What is asked: Output the data word for word, dropping every image.

Given material:
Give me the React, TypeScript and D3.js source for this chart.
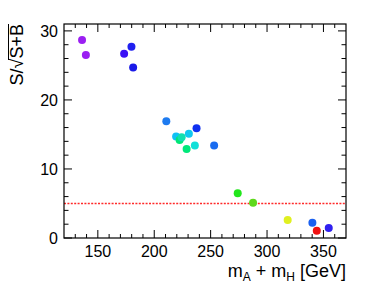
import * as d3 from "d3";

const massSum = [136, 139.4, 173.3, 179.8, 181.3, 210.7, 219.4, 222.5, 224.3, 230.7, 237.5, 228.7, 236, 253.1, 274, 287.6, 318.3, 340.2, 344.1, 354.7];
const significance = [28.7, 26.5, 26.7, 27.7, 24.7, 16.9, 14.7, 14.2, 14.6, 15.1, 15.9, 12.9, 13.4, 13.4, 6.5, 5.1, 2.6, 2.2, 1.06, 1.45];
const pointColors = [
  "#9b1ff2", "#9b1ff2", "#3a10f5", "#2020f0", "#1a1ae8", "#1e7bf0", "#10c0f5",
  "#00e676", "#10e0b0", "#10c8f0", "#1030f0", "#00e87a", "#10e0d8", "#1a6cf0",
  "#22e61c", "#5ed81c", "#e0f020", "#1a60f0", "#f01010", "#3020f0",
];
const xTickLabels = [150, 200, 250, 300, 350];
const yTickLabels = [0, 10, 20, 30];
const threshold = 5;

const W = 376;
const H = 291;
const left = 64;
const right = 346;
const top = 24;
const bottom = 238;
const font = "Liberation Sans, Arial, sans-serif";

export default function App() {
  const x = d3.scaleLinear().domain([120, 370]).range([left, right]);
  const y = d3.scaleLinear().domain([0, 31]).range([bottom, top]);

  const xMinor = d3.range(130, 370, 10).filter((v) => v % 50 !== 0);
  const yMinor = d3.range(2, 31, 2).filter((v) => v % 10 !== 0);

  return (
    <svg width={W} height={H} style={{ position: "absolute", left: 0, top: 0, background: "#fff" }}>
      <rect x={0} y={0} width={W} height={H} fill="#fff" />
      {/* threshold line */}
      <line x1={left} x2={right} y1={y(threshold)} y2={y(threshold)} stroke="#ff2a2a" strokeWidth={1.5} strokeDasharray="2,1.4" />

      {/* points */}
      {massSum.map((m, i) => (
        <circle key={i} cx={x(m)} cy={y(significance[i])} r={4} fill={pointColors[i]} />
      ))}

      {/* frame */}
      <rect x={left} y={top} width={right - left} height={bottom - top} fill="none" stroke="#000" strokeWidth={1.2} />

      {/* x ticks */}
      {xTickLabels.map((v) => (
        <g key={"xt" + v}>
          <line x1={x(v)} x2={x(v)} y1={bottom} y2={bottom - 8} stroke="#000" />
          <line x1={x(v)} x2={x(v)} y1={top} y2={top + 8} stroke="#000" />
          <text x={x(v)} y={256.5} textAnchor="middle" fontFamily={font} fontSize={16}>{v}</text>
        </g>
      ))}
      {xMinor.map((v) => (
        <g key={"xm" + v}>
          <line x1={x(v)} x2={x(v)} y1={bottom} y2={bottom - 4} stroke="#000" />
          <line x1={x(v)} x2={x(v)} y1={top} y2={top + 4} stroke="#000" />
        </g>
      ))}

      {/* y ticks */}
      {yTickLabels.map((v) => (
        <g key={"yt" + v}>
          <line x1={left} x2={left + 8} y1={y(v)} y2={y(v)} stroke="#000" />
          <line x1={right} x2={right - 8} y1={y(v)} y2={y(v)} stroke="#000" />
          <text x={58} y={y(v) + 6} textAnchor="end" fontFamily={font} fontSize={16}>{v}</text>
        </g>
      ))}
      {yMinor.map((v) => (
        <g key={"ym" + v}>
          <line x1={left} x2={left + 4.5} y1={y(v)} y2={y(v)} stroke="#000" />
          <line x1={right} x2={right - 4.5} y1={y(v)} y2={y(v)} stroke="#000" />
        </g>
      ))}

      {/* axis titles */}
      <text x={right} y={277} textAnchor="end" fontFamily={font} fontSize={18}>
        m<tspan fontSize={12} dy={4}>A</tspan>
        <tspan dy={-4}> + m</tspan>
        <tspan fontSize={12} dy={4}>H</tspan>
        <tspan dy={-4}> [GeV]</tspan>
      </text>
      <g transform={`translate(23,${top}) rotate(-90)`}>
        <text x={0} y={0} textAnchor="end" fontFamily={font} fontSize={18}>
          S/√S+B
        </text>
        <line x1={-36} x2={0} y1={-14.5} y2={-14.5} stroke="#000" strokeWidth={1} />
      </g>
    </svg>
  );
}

The result:
Give me the React, TypeScript and D3.js source for this chart.
import * as d3 from "d3";

const massSum = [136, 139.4, 173.3, 179.8, 181.3, 210.7, 219.4, 222.5, 224.3, 230.7, 237.5, 228.7, 236, 253.1, 274, 287.6, 318.3, 340.2, 344.1, 354.7];
const significance = [28.7, 26.5, 26.7, 27.7, 24.7, 16.9, 14.7, 14.2, 14.6, 15.1, 15.9, 12.9, 13.4, 13.4, 6.5, 5.1, 2.6, 2.2, 1.06, 1.45];
const pointColors = [
  "#9b1ff2", "#9b1ff2", "#3a10f5", "#2020f0", "#1a1ae8", "#1e7bf0", "#10c0f5",
  "#00e676", "#10e0b0", "#10c8f0", "#1030f0", "#00e87a", "#10e0d8", "#1a6cf0",
  "#22e61c", "#5ed81c", "#e0f020", "#1a60f0", "#f01010", "#3020f0",
];
const xTickLabels = [150, 200, 250, 300, 350];
const yTickLabels = [0, 10, 20, 30];
const threshold = 5;

const W = 376;
const H = 291;
const left = 64;
const right = 346;
const top = 24;
const bottom = 238;
const font = "Liberation Sans, Arial, sans-serif";

export default function App() {
  const x = d3.scaleLinear().domain([120, 370]).range([left, right]);
  const y = d3.scaleLinear().domain([0, 31]).range([bottom, top]);

  const xMinor = d3.range(130, 370, 10).filter((v) => v % 50 !== 0);
  const yMinor = d3.range(2, 31, 2).filter((v) => v % 10 !== 0);

  return (
    <svg width={W} height={H} style={{ position: "absolute", left: 0, top: 0, background: "#fff" }}>
      <rect x={0} y={0} width={W} height={H} fill="#fff" />
      {/* threshold line */}
      <line x1={left} x2={right} y1={y(threshold)} y2={y(threshold)} stroke="#ff2a2a" strokeWidth={1.5} strokeDasharray="2,1.4" />

      {/* points */}
      {massSum.map((m, i) => (
        <circle key={i} cx={x(m)} cy={y(significance[i])} r={4} fill={pointColors[i]} />
      ))}

      {/* frame */}
      <rect x={left} y={top} width={right - left} height={bottom - top} fill="none" stroke="#000" strokeWidth={1.2} />

      {/* x ticks */}
      {xTickLabels.map((v) => (
        <g key={"xt" + v}>
          <line x1={x(v)} x2={x(v)} y1={bottom} y2={bottom - 8} stroke="#000" />
          <line x1={x(v)} x2={x(v)} y1={top} y2={top + 8} stroke="#000" />
          <text x={x(v)} y={256.5} textAnchor="middle" fontFamily={font} fontSize={16}>{v}</text>
        </g>
      ))}
      {xMinor.map((v) => (
        <g key={"xm" + v}>
          <line x1={x(v)} x2={x(v)} y1={bottom} y2={bottom - 4} stroke="#000" />
          <line x1={x(v)} x2={x(v)} y1={top} y2={top + 4} stroke="#000" />
        </g>
      ))}

      {/* y ticks */}
      {yTickLabels.map((v) => (
        <g key={"yt" + v}>
          <line x1={left} x2={left + 8} y1={y(v)} y2={y(v)} stroke="#000" />
          <line x1={right} x2={right - 8} y1={y(v)} y2={y(v)} stroke="#000" />
          <text x={58} y={y(v) + 6} textAnchor="end" fontFamily={font} fontSize={16}>{v}</text>
        </g>
      ))}
      {yMinor.map((v) => (
        <g key={"ym" + v}>
          <line x1={left} x2={left + 4.5} y1={y(v)} y2={y(v)} stroke="#000" />
          <line x1={right} x2={right - 4.5} y1={y(v)} y2={y(v)} stroke="#000" />
        </g>
      ))}

      {/* axis titles */}
      <text x={right} y={277} textAnchor="end" fontFamily={font} fontSize={18}>
        m<tspan fontSize={12} dy={4}>A</tspan>
        <tspan dy={-4}> + m</tspan>
        <tspan fontSize={12} dy={4}>H</tspan>
        <tspan dy={-4}> [GeV]</tspan>
      </text>
      <g transform={`translate(23,${top}) rotate(-90)`}>
        <text x={0} y={0} textAnchor="end" fontFamily={font} fontSize={18}>
          S/√S+B
        </text>
        <line x1={-36} x2={0} y1={-14.5} y2={-14.5} stroke="#000" strokeWidth={1} />
      </g>
    </svg>
  );
}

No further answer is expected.